4 Mining software engineering data: a brief survey
In this section, we give a technique-oriented overview of how traditional data mining techniques have been applied in the context of software engineering, followed by a more task-oriented view in which we show how software tasks in three broad groups can benefit from data mining.
4.1 Data mining techniques in software engineering
In this section, we discuss several data mining techniques and provide examples of ways they have been applied to software engineering data. Many of these techniques may be applied to software process improvement. We attempt to emphasise innovative and promising approaches and how they can benefit software organisations.
4.1.1 Association rules and frequent patterns Zimmermann et al. (2005) have developed the Reengineering of Software Evolution (ROSE) tool to help guide programmers in performing maintenance tasks.
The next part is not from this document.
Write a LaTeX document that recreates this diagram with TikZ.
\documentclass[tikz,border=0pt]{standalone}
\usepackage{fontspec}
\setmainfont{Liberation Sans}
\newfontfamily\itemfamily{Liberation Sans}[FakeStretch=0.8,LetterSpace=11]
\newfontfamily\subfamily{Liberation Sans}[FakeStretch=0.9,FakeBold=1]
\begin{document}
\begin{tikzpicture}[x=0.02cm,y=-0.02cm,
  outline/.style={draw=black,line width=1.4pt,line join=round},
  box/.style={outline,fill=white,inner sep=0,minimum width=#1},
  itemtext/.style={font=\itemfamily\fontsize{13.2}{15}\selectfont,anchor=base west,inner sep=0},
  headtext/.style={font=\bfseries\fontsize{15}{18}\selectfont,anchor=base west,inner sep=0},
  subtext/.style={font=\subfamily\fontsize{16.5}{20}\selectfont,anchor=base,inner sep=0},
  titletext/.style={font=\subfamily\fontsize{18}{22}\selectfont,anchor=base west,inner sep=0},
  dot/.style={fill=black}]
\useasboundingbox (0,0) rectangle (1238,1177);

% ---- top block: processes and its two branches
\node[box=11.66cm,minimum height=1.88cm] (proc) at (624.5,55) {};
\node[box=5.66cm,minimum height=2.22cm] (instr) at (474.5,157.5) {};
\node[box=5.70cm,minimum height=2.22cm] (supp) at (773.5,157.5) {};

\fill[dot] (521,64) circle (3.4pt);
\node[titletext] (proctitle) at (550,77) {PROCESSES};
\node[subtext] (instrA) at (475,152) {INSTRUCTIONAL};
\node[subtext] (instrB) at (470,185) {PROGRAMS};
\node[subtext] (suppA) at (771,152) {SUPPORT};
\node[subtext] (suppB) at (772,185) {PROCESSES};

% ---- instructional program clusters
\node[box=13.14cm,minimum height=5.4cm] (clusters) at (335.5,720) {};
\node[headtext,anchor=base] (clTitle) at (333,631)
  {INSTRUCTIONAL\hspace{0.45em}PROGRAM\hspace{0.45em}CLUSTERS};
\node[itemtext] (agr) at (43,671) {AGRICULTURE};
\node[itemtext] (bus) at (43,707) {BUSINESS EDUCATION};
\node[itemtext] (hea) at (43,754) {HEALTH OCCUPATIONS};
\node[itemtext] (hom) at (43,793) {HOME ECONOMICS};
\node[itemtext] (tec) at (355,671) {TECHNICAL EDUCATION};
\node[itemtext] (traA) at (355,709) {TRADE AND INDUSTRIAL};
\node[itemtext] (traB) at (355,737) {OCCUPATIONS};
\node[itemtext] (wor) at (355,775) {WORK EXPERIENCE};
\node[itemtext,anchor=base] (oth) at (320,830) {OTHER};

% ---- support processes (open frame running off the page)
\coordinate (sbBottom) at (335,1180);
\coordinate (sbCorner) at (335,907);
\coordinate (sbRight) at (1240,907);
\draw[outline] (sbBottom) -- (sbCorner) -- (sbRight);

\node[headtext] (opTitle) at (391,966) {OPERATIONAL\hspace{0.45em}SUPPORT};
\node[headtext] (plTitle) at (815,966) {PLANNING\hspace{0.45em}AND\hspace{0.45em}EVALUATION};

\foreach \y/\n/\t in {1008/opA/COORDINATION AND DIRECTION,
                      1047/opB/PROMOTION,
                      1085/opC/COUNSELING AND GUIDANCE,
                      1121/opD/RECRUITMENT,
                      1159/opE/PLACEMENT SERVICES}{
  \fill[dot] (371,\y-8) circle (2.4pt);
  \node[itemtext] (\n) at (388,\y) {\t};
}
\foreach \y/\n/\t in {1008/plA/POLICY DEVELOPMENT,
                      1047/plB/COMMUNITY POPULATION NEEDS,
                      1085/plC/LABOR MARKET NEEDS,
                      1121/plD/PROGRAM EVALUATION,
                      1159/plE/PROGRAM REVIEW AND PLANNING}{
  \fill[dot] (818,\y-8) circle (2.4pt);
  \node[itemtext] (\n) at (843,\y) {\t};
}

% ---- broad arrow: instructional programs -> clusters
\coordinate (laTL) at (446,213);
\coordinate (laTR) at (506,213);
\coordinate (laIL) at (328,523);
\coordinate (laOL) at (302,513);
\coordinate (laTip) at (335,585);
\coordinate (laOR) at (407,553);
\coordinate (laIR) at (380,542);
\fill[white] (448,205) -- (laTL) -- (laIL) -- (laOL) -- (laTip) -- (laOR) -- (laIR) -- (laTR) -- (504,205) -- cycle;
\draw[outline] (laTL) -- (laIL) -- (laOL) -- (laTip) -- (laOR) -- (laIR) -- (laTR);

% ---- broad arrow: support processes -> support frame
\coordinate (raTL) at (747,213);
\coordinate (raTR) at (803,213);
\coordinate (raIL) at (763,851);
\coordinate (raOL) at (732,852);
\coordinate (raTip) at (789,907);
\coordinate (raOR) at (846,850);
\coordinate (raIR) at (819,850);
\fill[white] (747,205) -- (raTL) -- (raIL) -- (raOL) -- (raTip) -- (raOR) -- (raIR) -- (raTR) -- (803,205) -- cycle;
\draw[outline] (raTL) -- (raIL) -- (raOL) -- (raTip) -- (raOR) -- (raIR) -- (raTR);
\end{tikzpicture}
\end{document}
The goals of
ROSE are to:
1 suggest and predict likely changes 2 prevent errors due to incomplete changes 3 detect coupling undetectable by program analysis.
Similar to Amazon’s system for recommending related items, they aim to provide guidance akin to “programmers who changed these functions also changed... ”. They use association rules to distinguish between change types in CVS and try to predict the most likely classification of a change-in-progress.
Livshits and Zimmermann (2005) collaborated to create DynaMine, an automated tool that analyses code check-ins to discover application-specific coding patterns and identify violations which are likely to be errors. Their approach is based on a classic a priori algorithm, combined with pattern categorisation and dynamic analysis. Their tool has been able to detect previously unseen patterns and several pattern violations in studies of the Eclipse and jEdit projects.